● **Task description**: Give the listing again character for character, but drop the images.

● **Recorded information**:

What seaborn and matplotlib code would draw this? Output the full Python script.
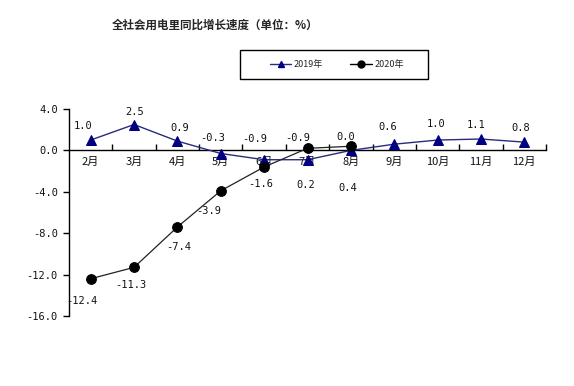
import matplotlib
matplotlib.use("Agg")
import matplotlib.pyplot as plt
from matplotlib.patches import Rectangle
from matplotlib.lines import Line2D
import seaborn as sns
import pandas as pd
import numpy as np

months = ["2月", "3月", "4月", "5月", "6月", "7月", "8月", "9月", "10月", "11月", "12月"]
growth_2019 = [1.0, 2.5, 0.9, -0.3, -0.9, -0.9, 0.0, 0.6, 1.0, 1.1, 0.8]
growth_2020 = [-12.4, -11.3, -7.4, -3.9, -1.6, 0.2, 0.4]
y_ticks = [4.0, 0.0, -4.0, -8.0, -12.0, -16.0]
title = "全社会用电里同比增长速度（单位：%）"

# label offsets in pixels (style)
off_2019 = [(-8, 14), (1, 13), (2, 13), (-8, 16), (-9, 21), (-10, 22), (-5, 13), (-6, 17), (-1, 16), (-5, 14), (-4, 14)]
off_2020 = [(-9, -22), (-3, -18), (1, -20), (-12, -20), (-3, -17), (-2, -37), (-3, -42)]

sns.set_theme(style="white")
plt.rcParams["font.family"] = ["Noto Sans CJK SC", "DejaVu Sans"]
plt.rcParams["axes.unicode_minus"] = False
num_font = ["DejaVu Sans Mono", "DejaVu Sans"]

fig = plt.figure(figsize=(5.74, 3.86), dpi=100)
ax = fig.add_axes([69/574, 70/386, 477/574, 207/386])

x19 = np.arange(len(growth_2019))
x20 = np.arange(len(growth_2020))
df19 = pd.DataFrame({"x": x19, "y": growth_2019})
df20 = pd.DataFrame({"x": x20, "y": growth_2020})

navy = "#2a2a80"
sns.lineplot(data=df19, x="x", y="y", ax=ax, color=navy, lw=1.0, marker="^",
             markersize=7, markerfacecolor="#000080", markeredgecolor="#000080", zorder=3)
sns.lineplot(data=df20, x="x", y="y", ax=ax, color="#222222", lw=0.9, marker="o",
             markersize=7, markerfacecolor="black", markeredgecolor="black", zorder=4)

for xi, v, (dx, dy) in zip(x19, growth_2019, off_2019):
    ax.annotate(f"{v:.1f}", (xi, v), xytext=(dx, dy), textcoords="offset pixels",
                ha="center", va="center", fontsize=7.5, color="#111111", family=num_font)
for xi, v, (dx, dy) in zip(x20, growth_2020, off_2020):
    ax.annotate(f"{v:.1f}", (xi, v), xytext=(dx, dy), textcoords="offset pixels",
                ha="center", va="center", fontsize=7.5, color="#111111", family=num_font)

ax.set_xlim(-0.5, len(months) - 0.5)
ax.set_ylim(-16, 4)
ax.set_yticks(y_ticks)
ax.set_yticklabels([f"{t:.1f}" for t in y_ticks], family=num_font)
ax.set_xticks(np.arange(len(months)))
ax.set_xticklabels(months)
ax.set_xticks(np.arange(len(months)) + 0.5, minor=True)
ax.tick_params(axis="x", which="major", length=0, pad=5, labelsize=8, labelcolor="#111111")
ax.tick_params(axis="x", which="minor", direction="in", length=4, width=1, color="black", bottom=True)
ax.tick_params(axis="y", direction="out", length=4, width=1, color="black", left=True, pad=4,
               labelsize=7.5, labelcolor="#111111")
for lab in ax.get_yticklabels():
    lab.set_family(num_font)
ax.set_xlabel("")
ax.set_ylabel("")
for s in ["top", "right"]:
    ax.spines[s].set_visible(False)
ax.spines["bottom"].set_position(("data", 0))
for s in ["left", "bottom"]:
    ax.spines[s].set_color("black")
    ax.spines[s].set_linewidth(1.0)
ax.grid(False)
ax.patch.set_alpha(0)

fig.text(215/574, 1 - 25/386, title, ha="center", va="center", fontsize=8.3, fontweight="bold")

rect = Rectangle((240/574, 307/386), 188/574, 29/386, transform=fig.transFigure,
                 fill=False, edgecolor="black", lw=1.0)
fig.patches.append(rect)
handles = [Line2D([], [], color=navy, marker="^", markersize=5, markerfacecolor="#000080", markeredgecolor="#000080", lw=1.0),
           Line2D([], [], color="black", marker="o", markersize=5, markerfacecolor="black", lw=1.0)]
fig.legend(handles, ["2019年", "2020年"], loc="center", bbox_to_anchor=(337/574, 321/386),
           ncol=2, frameon=False, fontsize=6.5, handlelength=2.4, handletextpad=0.3, columnspacing=3.0)

fig.savefig("out.png", dpi=100)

● **Task answer**:
What seaborn and matplotlib code would draw this? Output the full Python script.
import matplotlib
matplotlib.use("Agg")
import matplotlib.pyplot as plt
from matplotlib.patches import Rectangle
from matplotlib.lines import Line2D
import seaborn as sns
import pandas as pd
import numpy as np

months = ["2月", "3月", "4月", "5月", "6月", "7月", "8月", "9月", "10月", "11月", "12月"]
growth_2019 = [1.0, 2.5, 0.9, -0.3, -0.9, -0.9, 0.0, 0.6, 1.0, 1.1, 0.8]
growth_2020 = [-12.4, -11.3, -7.4, -3.9, -1.6, 0.2, 0.4]
y_ticks = [4.0, 0.0, -4.0, -8.0, -12.0, -16.0]
title = "全社会用电里同比增长速度（单位：%）"

# label offsets in pixels (style)
off_2019 = [(-8, 14), (1, 13), (2, 13), (-8, 16), (-9, 21), (-10, 22), (-5, 13), (-6, 17), (-1, 16), (-5, 14), (-4, 14)]
off_2020 = [(-9, -22), (-3, -18), (1, -20), (-12, -20), (-3, -17), (-2, -37), (-3, -42)]

sns.set_theme(style="white")
plt.rcParams["font.family"] = ["Noto Sans CJK SC", "DejaVu Sans"]
plt.rcParams["axes.unicode_minus"] = False
num_font = ["DejaVu Sans Mono", "DejaVu Sans"]

fig = plt.figure(figsize=(5.74, 3.86), dpi=100)
ax = fig.add_axes([69/574, 70/386, 477/574, 207/386])

x19 = np.arange(len(growth_2019))
x20 = np.arange(len(growth_2020))
df19 = pd.DataFrame({"x": x19, "y": growth_2019})
df20 = pd.DataFrame({"x": x20, "y": growth_2020})

navy = "#2a2a80"
sns.lineplot(data=df19, x="x", y="y", ax=ax, color=navy, lw=1.0, marker="^",
             markersize=7, markerfacecolor="#000080", markeredgecolor="#000080", zorder=3)
sns.lineplot(data=df20, x="x", y="y", ax=ax, color="#222222", lw=0.9, marker="o",
             markersize=7, markerfacecolor="black", markeredgecolor="black", zorder=4)

for xi, v, (dx, dy) in zip(x19, growth_2019, off_2019):
    ax.annotate(f"{v:.1f}", (xi, v), xytext=(dx, dy), textcoords="offset pixels",
                ha="center", va="center", fontsize=7.5, color="#111111", family=num_font)
for xi, v, (dx, dy) in zip(x20, growth_2020, off_2020):
    ax.annotate(f"{v:.1f}", (xi, v), xytext=(dx, dy), textcoords="offset pixels",
                ha="center", va="center", fontsize=7.5, color="#111111", family=num_font)

ax.set_xlim(-0.5, len(months) - 0.5)
ax.set_ylim(-16, 4)
ax.set_yticks(y_ticks)
ax.set_yticklabels([f"{t:.1f}" for t in y_ticks], family=num_font)
ax.set_xticks(np.arange(len(months)))
ax.set_xticklabels(months)
ax.set_xticks(np.arange(len(months)) + 0.5, minor=True)
ax.tick_params(axis="x", which="major", length=0, pad=5, labelsize=8, labelcolor="#111111")
ax.tick_params(axis="x", which="minor", direction="in", length=4, width=1, color="black", bottom=True)
ax.tick_params(axis="y", direction="out", length=4, width=1, color="black", left=True, pad=4,
               labelsize=7.5, labelcolor="#111111")
for lab in ax.get_yticklabels():
    lab.set_family(num_font)
ax.set_xlabel("")
ax.set_ylabel("")
for s in ["top", "right"]:
    ax.spines[s].set_visible(False)
ax.spines["bottom"].set_position(("data", 0))
for s in ["left", "bottom"]:
    ax.spines[s].set_color("black")
    ax.spines[s].set_linewidth(1.0)
ax.grid(False)
ax.patch.set_alpha(0)

fig.text(215/574, 1 - 25/386, title, ha="center", va="center", fontsize=8.3, fontweight="bold")

rect = Rectangle((240/574, 307/386), 188/574, 29/386, transform=fig.transFigure,
                 fill=False, edgecolor="black", lw=1.0)
fig.patches.append(rect)
handles = [Line2D([], [], color=navy, marker="^", markersize=5, markerfacecolor="#000080", markeredgecolor="#000080", lw=1.0),
           Line2D([], [], color="black", marker="o", markersize=5, markerfacecolor="black", lw=1.0)]
fig.legend(handles, ["2019年", "2020年"], loc="center", bbox_to_anchor=(337/574, 321/386),
           ncol=2, frameon=False, fontsize=6.5, handlelength=2.4, handletextpad=0.3, columnspacing=3.0)

fig.savefig("out.png", dpi=100)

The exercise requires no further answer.